**Task brief**
Leave out the pictures and repeat exactly the lines between the one containing "Write a web" and the one containing "var yTicks = [0, 5, 10, 15];", inclusive.

==*==

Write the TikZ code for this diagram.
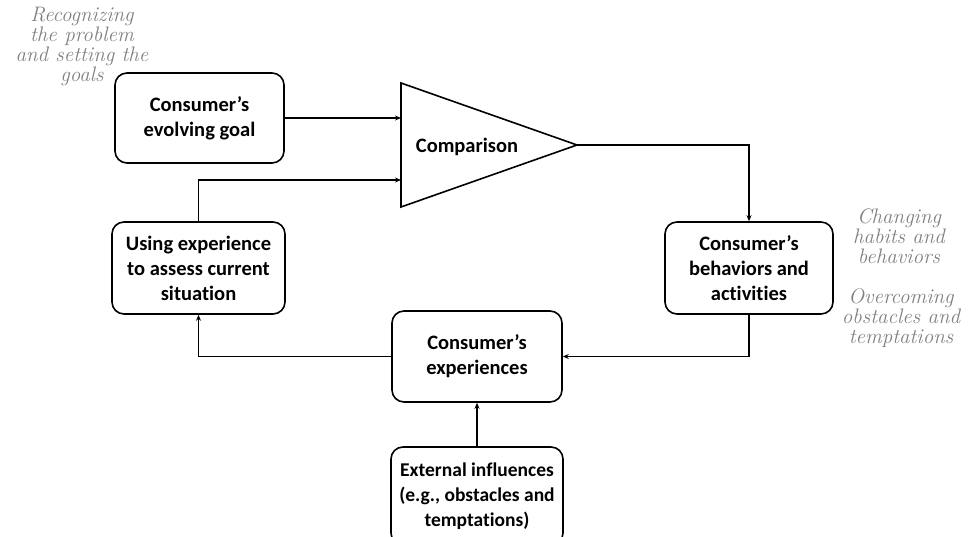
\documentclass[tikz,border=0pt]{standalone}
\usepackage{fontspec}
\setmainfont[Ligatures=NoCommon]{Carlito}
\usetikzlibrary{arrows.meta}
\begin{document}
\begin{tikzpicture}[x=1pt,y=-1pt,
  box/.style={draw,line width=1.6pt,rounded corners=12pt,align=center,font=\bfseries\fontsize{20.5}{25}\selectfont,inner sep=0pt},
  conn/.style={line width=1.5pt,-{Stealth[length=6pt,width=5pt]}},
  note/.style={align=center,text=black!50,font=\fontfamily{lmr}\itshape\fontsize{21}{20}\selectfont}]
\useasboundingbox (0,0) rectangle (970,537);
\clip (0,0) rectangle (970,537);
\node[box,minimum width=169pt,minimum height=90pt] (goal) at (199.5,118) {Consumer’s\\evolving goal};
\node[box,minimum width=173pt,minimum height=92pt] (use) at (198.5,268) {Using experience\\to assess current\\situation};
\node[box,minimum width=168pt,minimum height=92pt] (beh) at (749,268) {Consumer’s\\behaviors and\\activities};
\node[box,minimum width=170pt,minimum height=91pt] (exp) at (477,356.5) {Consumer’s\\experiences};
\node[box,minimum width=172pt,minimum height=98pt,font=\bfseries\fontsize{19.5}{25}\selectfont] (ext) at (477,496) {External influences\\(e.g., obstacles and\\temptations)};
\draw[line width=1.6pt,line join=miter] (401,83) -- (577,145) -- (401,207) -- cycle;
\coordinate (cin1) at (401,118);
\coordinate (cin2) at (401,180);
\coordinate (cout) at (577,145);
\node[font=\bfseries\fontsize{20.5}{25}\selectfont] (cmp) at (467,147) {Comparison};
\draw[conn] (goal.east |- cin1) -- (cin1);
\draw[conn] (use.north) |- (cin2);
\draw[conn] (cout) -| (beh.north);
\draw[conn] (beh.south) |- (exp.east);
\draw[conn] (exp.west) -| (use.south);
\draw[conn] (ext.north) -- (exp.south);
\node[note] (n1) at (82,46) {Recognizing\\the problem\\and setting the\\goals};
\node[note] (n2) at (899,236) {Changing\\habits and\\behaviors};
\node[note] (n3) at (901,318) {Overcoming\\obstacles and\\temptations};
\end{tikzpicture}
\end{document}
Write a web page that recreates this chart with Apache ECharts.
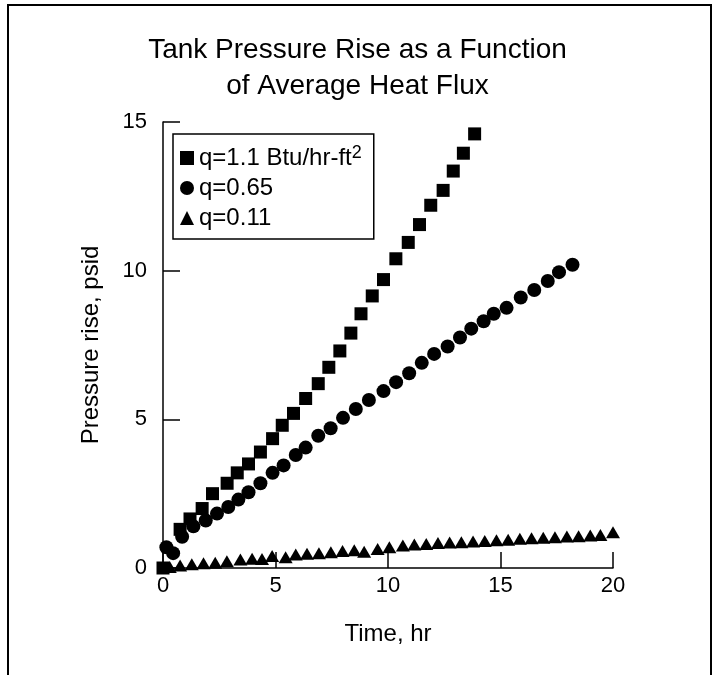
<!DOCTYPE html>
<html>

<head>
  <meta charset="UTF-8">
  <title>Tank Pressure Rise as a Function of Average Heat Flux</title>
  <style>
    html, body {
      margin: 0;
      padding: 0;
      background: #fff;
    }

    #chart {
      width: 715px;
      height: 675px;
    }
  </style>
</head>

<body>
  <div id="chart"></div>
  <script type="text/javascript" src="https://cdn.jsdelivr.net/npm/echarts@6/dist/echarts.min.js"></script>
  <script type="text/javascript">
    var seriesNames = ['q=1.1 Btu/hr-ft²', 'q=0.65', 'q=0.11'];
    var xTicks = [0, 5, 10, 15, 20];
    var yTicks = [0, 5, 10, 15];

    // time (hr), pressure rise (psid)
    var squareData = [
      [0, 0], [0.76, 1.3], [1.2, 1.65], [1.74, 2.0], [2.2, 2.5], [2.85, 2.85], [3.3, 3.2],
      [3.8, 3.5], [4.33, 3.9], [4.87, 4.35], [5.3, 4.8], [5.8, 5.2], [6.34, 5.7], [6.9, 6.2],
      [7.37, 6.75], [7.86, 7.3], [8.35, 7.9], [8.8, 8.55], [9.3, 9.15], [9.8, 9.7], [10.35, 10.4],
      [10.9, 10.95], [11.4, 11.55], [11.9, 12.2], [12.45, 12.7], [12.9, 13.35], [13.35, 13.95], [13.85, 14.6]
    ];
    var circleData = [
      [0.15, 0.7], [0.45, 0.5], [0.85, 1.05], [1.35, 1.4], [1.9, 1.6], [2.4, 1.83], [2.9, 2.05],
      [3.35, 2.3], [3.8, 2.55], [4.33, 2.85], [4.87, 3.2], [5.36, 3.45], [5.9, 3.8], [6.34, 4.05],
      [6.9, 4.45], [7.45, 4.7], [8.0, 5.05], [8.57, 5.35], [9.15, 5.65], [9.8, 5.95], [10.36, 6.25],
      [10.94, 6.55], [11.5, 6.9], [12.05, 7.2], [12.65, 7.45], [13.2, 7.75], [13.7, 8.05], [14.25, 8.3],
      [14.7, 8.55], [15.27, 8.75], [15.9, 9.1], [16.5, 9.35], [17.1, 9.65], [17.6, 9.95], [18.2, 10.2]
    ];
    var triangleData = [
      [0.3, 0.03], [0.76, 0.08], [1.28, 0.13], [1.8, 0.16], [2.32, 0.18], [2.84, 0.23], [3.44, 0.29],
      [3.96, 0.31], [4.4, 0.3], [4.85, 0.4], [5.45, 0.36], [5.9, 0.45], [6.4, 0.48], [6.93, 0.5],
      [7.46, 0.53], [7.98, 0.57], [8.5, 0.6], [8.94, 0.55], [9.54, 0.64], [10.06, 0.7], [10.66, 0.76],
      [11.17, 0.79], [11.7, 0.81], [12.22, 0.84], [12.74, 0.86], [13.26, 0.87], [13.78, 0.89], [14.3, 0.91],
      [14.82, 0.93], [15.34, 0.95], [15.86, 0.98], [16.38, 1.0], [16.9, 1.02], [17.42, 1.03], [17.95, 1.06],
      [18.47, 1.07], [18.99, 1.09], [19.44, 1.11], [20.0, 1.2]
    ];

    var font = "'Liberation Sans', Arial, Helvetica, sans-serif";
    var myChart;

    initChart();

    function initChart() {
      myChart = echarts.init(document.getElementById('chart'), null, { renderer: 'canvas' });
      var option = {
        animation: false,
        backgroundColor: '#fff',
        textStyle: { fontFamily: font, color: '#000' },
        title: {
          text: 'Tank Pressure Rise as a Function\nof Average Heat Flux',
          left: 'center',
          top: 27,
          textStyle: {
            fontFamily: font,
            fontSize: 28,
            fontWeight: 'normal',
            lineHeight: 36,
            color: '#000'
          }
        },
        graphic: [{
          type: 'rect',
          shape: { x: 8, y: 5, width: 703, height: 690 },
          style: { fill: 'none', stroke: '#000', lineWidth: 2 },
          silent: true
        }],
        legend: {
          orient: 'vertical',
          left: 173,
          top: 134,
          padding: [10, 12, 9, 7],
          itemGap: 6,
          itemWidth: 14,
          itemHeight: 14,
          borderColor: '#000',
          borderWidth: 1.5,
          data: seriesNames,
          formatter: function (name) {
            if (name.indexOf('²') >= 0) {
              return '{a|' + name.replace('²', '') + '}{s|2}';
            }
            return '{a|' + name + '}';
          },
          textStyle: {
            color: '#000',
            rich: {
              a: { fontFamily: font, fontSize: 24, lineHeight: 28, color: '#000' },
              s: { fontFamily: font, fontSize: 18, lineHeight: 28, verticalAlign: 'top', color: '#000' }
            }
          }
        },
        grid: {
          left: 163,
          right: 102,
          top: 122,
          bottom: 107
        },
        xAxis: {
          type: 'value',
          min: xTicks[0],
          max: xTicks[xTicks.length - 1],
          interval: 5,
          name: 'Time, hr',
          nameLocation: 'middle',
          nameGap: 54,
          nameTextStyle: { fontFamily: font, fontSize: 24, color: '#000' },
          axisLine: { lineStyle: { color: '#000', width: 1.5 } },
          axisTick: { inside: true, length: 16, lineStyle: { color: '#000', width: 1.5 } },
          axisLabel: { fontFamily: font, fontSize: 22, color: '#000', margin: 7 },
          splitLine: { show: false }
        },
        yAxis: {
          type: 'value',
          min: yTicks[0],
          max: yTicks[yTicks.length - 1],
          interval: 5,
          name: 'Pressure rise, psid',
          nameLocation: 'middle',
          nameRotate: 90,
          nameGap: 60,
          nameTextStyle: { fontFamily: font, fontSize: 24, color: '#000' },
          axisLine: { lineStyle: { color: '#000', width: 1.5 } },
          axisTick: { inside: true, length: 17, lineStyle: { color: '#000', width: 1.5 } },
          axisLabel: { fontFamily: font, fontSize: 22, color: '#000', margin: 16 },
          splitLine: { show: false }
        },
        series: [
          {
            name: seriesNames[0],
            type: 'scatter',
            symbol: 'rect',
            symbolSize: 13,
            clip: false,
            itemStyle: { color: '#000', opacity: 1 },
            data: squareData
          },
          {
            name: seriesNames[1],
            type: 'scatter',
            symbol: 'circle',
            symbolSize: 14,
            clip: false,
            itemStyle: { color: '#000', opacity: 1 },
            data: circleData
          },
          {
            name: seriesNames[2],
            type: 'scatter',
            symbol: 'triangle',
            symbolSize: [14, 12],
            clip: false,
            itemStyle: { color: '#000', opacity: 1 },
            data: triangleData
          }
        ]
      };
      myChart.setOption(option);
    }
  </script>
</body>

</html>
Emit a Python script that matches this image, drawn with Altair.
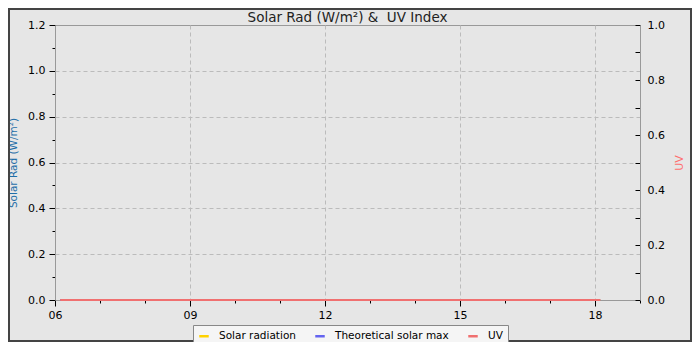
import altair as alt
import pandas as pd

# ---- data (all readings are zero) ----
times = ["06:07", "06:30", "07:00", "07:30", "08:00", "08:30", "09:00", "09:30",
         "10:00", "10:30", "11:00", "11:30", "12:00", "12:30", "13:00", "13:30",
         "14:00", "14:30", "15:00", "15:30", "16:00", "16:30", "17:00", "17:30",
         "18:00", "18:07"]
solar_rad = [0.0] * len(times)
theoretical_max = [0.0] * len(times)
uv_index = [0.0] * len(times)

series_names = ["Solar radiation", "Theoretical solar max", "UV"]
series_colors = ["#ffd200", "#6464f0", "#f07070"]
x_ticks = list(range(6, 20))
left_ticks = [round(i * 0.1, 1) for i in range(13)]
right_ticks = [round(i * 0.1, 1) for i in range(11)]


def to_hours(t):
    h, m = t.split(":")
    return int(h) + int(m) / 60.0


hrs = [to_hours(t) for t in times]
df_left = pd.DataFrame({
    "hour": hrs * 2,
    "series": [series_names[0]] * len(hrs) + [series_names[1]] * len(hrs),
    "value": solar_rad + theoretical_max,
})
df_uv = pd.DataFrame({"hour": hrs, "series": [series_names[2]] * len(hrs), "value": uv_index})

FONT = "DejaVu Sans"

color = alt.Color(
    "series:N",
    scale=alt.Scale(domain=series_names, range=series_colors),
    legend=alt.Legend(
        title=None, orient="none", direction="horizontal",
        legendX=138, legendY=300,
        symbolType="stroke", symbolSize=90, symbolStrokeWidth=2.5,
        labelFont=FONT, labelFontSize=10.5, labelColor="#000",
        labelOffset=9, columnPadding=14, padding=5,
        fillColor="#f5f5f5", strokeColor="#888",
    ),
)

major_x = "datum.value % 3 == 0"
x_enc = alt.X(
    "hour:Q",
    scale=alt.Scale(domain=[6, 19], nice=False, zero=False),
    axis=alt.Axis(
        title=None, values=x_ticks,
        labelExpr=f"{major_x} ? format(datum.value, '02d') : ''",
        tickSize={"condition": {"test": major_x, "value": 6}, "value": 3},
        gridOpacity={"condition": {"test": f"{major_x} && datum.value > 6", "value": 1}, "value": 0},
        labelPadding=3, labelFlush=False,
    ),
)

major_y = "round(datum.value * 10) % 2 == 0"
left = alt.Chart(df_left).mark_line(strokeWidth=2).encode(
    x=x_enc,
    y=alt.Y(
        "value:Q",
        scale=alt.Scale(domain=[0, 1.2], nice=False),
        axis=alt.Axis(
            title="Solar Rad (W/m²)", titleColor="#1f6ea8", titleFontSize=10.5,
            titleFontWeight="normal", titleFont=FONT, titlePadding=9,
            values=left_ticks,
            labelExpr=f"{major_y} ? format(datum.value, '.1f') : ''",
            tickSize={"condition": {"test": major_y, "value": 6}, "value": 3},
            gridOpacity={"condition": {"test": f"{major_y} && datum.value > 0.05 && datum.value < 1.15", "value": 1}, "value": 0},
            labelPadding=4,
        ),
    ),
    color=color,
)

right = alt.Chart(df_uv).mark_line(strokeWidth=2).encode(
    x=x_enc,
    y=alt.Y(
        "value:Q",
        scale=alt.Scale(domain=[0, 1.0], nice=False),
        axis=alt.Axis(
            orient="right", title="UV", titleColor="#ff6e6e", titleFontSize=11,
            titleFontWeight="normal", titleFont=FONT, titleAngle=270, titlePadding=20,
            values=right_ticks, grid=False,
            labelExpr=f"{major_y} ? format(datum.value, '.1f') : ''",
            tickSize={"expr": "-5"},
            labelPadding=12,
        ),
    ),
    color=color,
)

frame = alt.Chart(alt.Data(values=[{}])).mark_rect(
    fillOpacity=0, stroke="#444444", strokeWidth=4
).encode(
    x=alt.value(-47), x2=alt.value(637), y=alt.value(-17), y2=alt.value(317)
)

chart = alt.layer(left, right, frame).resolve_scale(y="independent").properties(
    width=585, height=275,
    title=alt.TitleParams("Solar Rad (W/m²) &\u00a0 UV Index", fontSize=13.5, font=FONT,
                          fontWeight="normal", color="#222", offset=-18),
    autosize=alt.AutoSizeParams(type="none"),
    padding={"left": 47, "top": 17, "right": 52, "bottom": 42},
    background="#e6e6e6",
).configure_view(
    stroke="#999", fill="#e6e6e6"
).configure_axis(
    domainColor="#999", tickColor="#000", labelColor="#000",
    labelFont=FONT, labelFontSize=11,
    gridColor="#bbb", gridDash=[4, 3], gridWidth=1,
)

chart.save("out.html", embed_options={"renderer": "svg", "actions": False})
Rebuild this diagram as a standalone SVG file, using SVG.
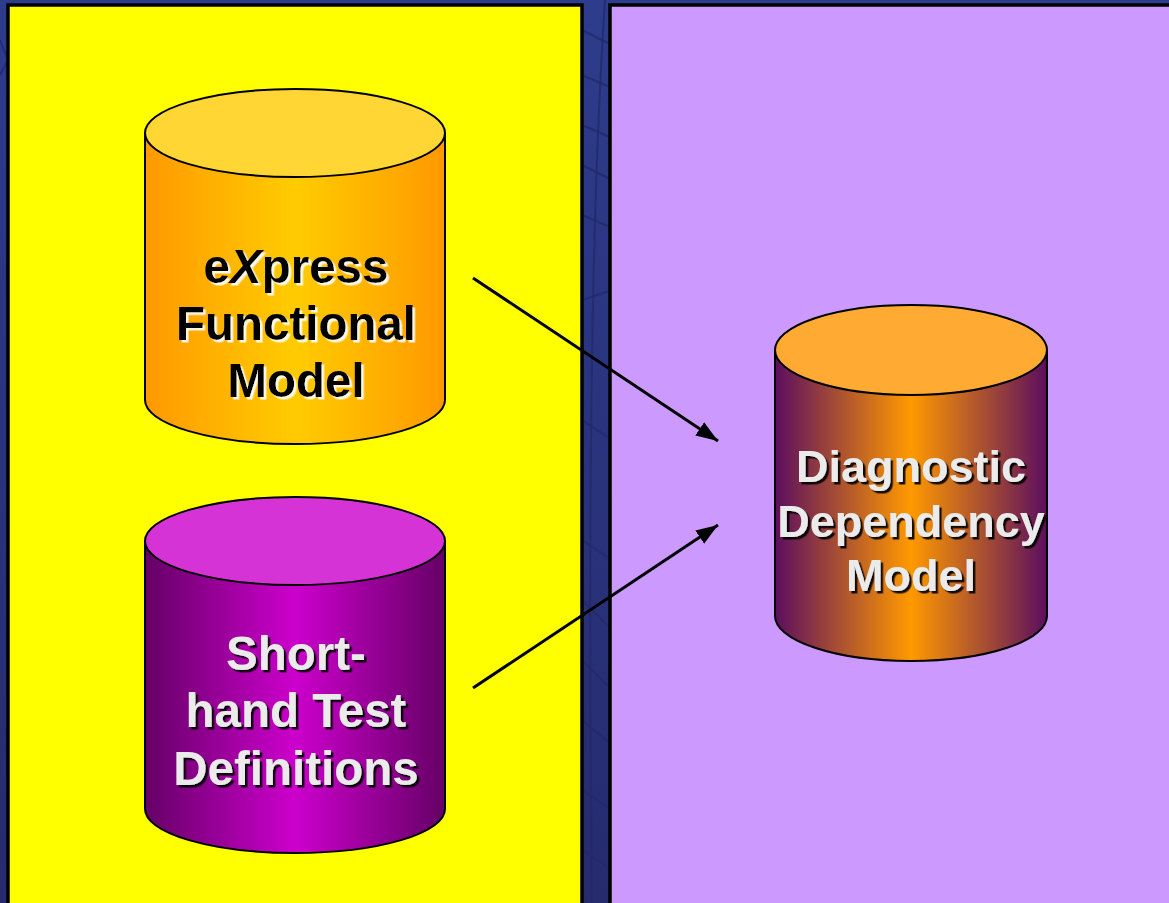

==*==

**Answer in full**
Write a web page that recreates this chart with Apache ECharts.
<!DOCTYPE html>
<html>

<head>
  <meta charset="UTF-8">
  <title>Tank Pressure Rise as a Function of Average Heat Flux</title>
  <style>
    html, body {
      margin: 0;
      padding: 0;
      background: #fff;
    }

    #chart {
      width: 715px;
      height: 675px;
    }
  </style>
</head>

<body>
  <div id="chart"></div>
  <script type="text/javascript" src="https://cdn.jsdelivr.net/npm/echarts@6/dist/echarts.min.js"></script>
  <script type="text/javascript">
    var seriesNames = ['q=1.1 Btu/hr-ft²', 'q=0.65', 'q=0.11'];
    var xTicks = [0, 5, 10, 15, 20];
    var yTicks = [0, 5, 10, 15];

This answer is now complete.